WHAT TO DO
Begin with the line that contains "Write a Python" and continue down through the line that contains "yticks = [0, 10, 20, 30]"; reproduce those lines exactly and only those.

[Entries with chart source code]
• • •
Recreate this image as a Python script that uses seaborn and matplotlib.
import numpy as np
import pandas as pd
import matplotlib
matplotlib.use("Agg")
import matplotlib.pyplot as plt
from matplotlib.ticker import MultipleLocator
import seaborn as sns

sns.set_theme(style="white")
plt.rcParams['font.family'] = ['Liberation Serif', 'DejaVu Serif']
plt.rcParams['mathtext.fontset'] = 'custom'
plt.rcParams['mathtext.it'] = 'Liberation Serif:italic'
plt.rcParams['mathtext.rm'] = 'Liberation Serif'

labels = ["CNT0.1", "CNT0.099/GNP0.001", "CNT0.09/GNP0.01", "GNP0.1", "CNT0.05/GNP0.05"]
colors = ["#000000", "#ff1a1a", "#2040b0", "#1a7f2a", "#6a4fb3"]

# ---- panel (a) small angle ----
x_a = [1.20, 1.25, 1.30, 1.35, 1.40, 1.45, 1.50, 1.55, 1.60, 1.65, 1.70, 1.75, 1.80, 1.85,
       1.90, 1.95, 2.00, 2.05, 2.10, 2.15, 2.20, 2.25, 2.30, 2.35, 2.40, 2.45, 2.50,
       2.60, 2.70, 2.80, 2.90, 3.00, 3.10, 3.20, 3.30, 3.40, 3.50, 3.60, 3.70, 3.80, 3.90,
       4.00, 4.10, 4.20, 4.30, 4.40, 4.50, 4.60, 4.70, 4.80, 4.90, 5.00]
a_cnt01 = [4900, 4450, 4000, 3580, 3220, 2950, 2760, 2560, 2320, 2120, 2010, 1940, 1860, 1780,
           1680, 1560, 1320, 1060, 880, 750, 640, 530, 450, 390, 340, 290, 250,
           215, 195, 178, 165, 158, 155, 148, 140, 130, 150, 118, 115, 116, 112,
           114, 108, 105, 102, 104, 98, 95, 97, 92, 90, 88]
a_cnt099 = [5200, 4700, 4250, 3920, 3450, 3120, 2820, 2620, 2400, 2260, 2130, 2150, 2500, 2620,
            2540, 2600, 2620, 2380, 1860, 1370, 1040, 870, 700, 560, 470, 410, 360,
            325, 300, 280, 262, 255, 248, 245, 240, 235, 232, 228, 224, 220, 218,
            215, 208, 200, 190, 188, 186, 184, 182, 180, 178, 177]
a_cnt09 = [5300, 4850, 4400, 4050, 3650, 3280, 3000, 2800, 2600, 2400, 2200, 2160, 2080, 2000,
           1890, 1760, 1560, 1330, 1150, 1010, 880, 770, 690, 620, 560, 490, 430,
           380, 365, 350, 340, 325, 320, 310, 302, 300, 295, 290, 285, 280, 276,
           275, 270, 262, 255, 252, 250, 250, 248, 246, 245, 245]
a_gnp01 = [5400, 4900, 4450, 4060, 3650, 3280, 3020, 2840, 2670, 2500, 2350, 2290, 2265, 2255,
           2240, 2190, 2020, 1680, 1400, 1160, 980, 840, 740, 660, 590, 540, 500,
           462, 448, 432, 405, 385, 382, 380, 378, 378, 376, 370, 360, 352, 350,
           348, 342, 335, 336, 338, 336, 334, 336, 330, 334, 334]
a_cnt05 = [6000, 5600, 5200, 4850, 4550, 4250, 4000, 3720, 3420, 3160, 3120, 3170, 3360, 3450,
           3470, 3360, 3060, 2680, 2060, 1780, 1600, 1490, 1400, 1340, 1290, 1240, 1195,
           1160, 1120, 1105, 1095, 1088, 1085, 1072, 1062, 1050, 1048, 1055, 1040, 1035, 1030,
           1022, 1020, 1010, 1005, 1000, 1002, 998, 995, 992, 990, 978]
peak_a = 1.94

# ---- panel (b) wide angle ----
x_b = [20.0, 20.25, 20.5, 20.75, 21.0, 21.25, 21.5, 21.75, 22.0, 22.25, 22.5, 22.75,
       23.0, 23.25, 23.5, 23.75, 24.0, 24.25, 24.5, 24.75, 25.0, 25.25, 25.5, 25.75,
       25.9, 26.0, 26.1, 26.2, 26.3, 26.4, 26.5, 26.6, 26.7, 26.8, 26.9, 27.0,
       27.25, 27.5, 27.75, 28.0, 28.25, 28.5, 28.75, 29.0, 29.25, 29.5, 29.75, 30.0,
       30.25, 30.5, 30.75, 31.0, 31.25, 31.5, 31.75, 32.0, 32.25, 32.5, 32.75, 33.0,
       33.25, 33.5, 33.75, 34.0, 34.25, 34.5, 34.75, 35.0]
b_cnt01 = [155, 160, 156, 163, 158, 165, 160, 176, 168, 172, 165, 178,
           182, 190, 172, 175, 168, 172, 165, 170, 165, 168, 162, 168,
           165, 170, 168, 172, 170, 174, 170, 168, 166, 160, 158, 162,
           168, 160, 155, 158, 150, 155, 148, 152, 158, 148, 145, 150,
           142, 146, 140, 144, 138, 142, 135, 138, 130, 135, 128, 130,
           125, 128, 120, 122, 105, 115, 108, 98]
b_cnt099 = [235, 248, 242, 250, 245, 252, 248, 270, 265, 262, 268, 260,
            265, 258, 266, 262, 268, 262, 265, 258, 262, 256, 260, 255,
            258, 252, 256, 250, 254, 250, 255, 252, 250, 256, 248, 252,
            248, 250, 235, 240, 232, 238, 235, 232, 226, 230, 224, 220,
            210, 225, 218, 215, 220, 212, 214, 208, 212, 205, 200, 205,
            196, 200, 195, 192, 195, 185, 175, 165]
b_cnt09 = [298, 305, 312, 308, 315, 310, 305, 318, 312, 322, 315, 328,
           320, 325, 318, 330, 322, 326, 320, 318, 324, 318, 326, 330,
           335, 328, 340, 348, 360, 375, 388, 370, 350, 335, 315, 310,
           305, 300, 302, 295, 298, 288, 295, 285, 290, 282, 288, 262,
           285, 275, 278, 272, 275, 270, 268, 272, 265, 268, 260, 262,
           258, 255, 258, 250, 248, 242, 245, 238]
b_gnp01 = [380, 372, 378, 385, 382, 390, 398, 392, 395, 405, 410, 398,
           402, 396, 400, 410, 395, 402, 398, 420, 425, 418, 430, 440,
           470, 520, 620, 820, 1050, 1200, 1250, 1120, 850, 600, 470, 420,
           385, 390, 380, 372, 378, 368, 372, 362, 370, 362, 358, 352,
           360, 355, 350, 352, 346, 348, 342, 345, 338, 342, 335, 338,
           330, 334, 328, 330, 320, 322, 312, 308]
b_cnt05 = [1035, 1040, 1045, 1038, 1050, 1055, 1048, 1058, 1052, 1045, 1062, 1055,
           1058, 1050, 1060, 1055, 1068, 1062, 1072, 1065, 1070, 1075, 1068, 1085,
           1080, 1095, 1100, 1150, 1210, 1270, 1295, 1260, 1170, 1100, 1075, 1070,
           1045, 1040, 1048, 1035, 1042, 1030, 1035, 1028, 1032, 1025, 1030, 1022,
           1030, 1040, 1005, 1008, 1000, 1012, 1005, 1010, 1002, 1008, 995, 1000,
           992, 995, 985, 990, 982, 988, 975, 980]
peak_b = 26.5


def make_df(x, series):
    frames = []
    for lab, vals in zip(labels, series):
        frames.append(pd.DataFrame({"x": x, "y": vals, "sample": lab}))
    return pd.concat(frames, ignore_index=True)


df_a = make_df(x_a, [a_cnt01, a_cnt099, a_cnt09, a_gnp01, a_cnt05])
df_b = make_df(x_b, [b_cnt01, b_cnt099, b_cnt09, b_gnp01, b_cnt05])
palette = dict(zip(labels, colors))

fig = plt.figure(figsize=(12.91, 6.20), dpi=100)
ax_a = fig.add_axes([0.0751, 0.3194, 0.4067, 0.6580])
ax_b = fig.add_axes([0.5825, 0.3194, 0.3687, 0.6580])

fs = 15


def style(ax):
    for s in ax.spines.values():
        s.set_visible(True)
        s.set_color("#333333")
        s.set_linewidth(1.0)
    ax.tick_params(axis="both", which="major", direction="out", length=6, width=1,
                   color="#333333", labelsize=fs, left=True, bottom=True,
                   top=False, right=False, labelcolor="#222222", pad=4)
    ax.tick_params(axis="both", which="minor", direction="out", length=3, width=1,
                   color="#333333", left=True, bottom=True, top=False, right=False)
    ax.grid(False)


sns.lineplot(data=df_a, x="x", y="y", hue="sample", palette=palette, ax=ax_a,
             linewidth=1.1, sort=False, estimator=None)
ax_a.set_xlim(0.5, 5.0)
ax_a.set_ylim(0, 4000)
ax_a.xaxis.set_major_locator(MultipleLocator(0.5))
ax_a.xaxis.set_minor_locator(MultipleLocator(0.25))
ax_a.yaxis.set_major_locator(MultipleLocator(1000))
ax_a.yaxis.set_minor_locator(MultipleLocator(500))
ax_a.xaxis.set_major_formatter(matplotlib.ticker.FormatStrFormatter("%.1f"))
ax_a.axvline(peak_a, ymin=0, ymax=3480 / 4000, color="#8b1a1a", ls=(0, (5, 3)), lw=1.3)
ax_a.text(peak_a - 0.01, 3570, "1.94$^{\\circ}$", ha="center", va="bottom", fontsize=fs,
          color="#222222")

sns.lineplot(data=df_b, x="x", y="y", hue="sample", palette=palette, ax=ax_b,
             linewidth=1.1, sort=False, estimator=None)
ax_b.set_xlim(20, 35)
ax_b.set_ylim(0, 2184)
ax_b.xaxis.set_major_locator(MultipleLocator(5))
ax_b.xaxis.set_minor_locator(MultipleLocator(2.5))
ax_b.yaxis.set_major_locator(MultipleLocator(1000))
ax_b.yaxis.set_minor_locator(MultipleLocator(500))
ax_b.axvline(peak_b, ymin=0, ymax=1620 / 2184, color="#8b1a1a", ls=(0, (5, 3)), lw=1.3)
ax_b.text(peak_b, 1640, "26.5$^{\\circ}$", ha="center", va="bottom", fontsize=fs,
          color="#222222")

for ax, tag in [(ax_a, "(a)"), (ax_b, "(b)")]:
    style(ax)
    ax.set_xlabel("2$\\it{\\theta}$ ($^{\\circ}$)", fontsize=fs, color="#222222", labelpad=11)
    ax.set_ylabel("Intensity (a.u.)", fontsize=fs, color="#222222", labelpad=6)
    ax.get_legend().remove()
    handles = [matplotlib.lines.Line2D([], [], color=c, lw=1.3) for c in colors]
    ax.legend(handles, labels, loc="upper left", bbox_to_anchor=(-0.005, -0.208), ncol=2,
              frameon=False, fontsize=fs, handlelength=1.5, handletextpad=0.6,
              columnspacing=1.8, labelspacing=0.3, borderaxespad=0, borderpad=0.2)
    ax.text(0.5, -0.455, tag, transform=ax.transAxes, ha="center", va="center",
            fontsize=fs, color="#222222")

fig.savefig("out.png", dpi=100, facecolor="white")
• • •
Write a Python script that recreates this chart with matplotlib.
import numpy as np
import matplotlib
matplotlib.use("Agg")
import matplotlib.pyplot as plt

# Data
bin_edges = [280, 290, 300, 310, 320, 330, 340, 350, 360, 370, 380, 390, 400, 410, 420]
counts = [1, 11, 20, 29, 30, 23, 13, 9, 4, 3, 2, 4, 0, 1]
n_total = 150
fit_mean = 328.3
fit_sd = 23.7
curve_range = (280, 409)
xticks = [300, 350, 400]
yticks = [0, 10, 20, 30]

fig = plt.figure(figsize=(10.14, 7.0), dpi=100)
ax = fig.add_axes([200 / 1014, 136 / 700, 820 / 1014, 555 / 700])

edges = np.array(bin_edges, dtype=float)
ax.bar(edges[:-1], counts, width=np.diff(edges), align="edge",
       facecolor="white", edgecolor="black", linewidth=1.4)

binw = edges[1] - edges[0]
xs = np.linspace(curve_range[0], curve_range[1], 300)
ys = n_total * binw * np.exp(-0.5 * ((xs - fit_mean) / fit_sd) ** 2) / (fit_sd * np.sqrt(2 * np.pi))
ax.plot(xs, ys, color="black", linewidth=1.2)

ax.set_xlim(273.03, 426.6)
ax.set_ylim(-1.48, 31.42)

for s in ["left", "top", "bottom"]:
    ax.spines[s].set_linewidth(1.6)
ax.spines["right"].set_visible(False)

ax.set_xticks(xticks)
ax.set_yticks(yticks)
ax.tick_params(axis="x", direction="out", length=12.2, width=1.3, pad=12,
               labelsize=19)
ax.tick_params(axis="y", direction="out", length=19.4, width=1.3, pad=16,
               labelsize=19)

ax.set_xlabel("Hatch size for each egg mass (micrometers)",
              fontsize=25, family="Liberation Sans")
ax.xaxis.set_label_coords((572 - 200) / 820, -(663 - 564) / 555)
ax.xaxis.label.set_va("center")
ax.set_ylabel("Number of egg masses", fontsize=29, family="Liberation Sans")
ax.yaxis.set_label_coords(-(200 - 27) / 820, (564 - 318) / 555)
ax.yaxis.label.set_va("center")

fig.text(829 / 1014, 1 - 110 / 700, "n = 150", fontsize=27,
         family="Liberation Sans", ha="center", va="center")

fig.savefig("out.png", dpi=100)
• • •
THE REPLY
Write a Python script that recreates this chart with matplotlib.
import numpy as np
import matplotlib
matplotlib.use("Agg")
import matplotlib.pyplot as plt

# Data
bin_edges = [280, 290, 300, 310, 320, 330, 340, 350, 360, 370, 380, 390, 400, 410, 420]
counts = [1, 11, 20, 29, 30, 23, 13, 9, 4, 3, 2, 4, 0, 1]
n_total = 150
fit_mean = 328.3
fit_sd = 23.7
curve_range = (280, 409)
xticks = [300, 350, 400]
yticks = [0, 10, 20, 30]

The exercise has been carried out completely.